I understood how painful it would be for a person to unpack that kind of trauma, since I’d been forced to do it myself. The only time I’ve ever seen a man truly take responsibility for a sexual assault was in a 2017 Ted Talk that featured both a perpetrator and his victim. In it, 38-year-old Tom Stranger admits that when he was 18, he raped his 16-year-old girlfriend, Thordis Elva, after a high school dance. Somewhere deep down he understood what he’d done was wrong, but couldn’t bring himself to acknowledge it. A decade later, she emailed him, and over several more years, they managed to reconcile. In the searing talk, Tom admits that despite growing up with equitable gender roles modeled in his household, that night he’d felt entitled to Thordis’s body.
For me, seeing this was a revelation. Just like I’d found my pain validated by another woman’s viral victim impact statement, I got the answer I was looking for from someone else’s rapist—except he was more than that. He was a person with a name who neither denied what he’d done, nor let it define him. It somehow felt like the missing half to my own story—and the missing half to an entire movement. I wondered what kind of radical empathy Thordis must have shown Tom for him to arrive there, and whether it might be precisely what our culture needs to heal. Obviously, we can’t expect every victim to forgive their abuser, or every perpetrator to own up to their actions, but we can strive for some sense of mutual understanding.
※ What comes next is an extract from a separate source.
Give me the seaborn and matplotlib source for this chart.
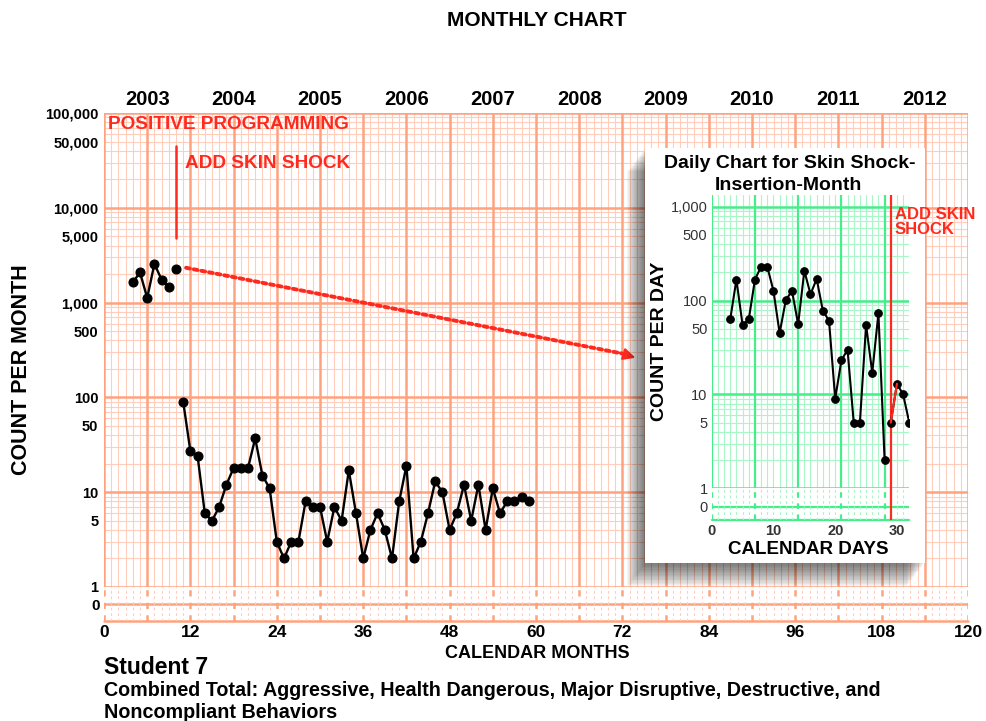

Whether you agree or disagree with the DiAngelo’s premise in White Fragility, the book does offer a framework for white people to interrogate their own assumptions and prejudices. By painting society as a whole as racist, it creates a permission structure to engage with one’s own racism, to feel ashamed of past acts and alter future behavior accordingly—a discourse that’s still largely absent from the #MeToo movement. As many of the survivors who helped make Tarana Burke’s hashtag a global trend have learned, shame can be a path to redemption, but it’s not one easily walked alone.